António cresceu rodeado de figuras religiosas,
desde logo o tio, cardeal Henrique, mas também frei Bartolomeu dos Mártires, seu
mentor durante a formação em Coimbra, e os padres jesuítas que o instruíram depois
em teologia, na cidade de Évora. Não estranhou, pois, que fosse ordenado
diácono, professasse na Ordem de Malta e recebesse, tal como o pai, o priorado
do Crato. Inesperado foi o que se passou depois: António recusa as ordens de presbítero e decide viver no século, ser
mundano ou, como outros dirão, devasso. O comportamento poderá explicar, porventura,
uma obra de 1592, intitulada Psalmi Confessionales,
verdadeiro acto de contricção cuja autoria é atribuída a António. Por agora, o
facto era este: tinha comprado uma guerra pela qual pagaria até ao fim dos seus
dias: em 1565, é expulso do priorado pelo papa Pio IV e ganha a inimizade
eterna do tio cardeal Henrique e de dona Catarina, a regente.
Com a
reputação desfeita dentro de portas, encontra-se uma saída airosa para o neto do
rei Manuel I: é nomeado governador de Tânger e, em breve, estava de partida para
África, a fim de assumir as novas funções. E é justamente em África que se encontrará
com o momento determinante da sua vida e da História do país... A 4 de Agosto de
1578,
António de Portugal é um dos 16 000 soldados
que sobrevivem ao horror de Alcácer Quibir. Um dos 16 000 que vêem morrer 9000 companheiros
e desaparecer o rei Sebastião. Um dos 16 000 que caem em mãos inimigas e são lançados
nos calabouços do sultão. A ascendência real e os cargos que tinha ocupado
faziam dele um dos prisioneiros mais preciosos de todo o lote, mas, com astúcia
e muita fortuna, António conseguiria
convencer os captores precisamente do contrário. De que se tratava de um dos mais
pobres e anónimos soldados portugueses, acabando por ser um dos primeiros a obter
a libertação e a troco de um resgate bem mais pequeno do que pagariam os familiares
de muitos companheiros. Como sabemos, o rei Sebastião tinha desaparecido sem deixar
descendência. Aliás, tinha desaparecido levando consigo a dinastia de Avis,
pois o pai havia já morrido, bem como o avô e todos os tios. Para encontrar o novo
rei de Portugal era, pois, necessário que se saltasse para fora da ortodoxia e rezar
para que tudo corresse bem.
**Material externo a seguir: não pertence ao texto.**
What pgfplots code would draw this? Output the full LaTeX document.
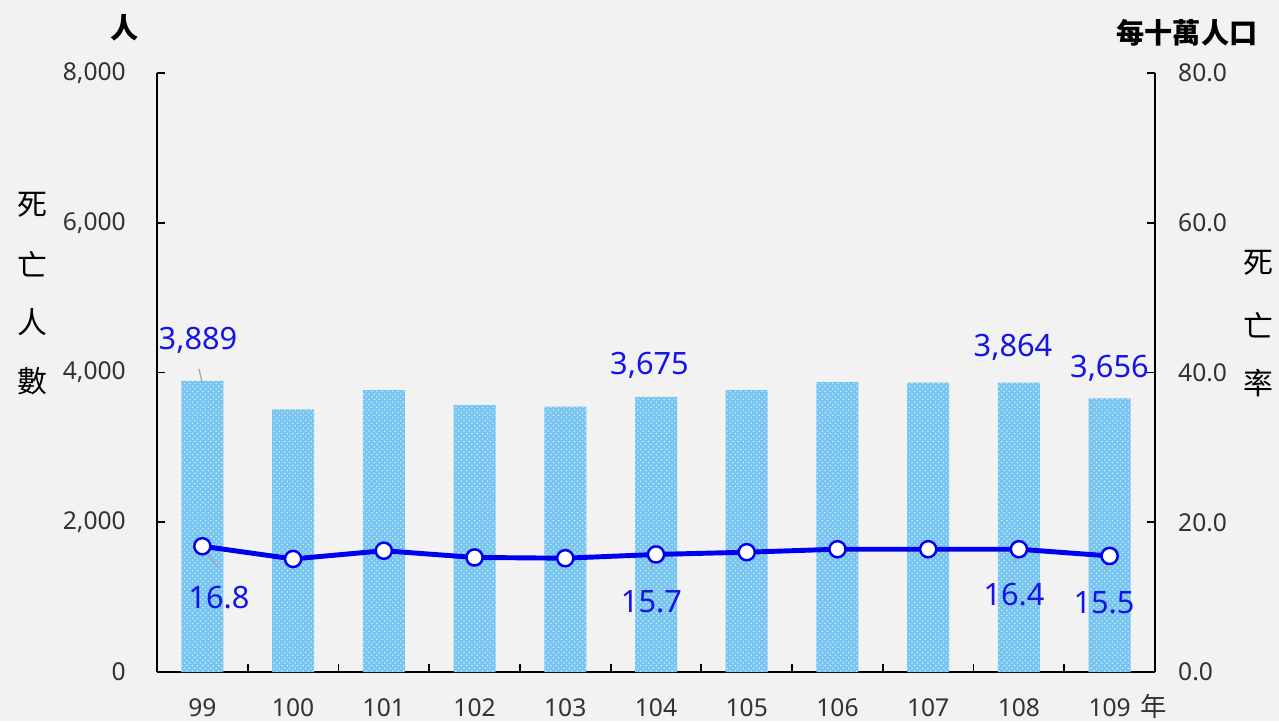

António,
acabado de regressar ao país, apresenta logo uma primeira candidatura ao trono,
mas a pretensão é-lhe prontamente negada pelo regente: o seu tio e inimigo de
estimação, cardeal Henrique». In Alexandre Borges, Histórias Secretas de
Reis Portugueses, Casa das Letras, Lisboa, 2012, ISBN 978-972-46-2131-9.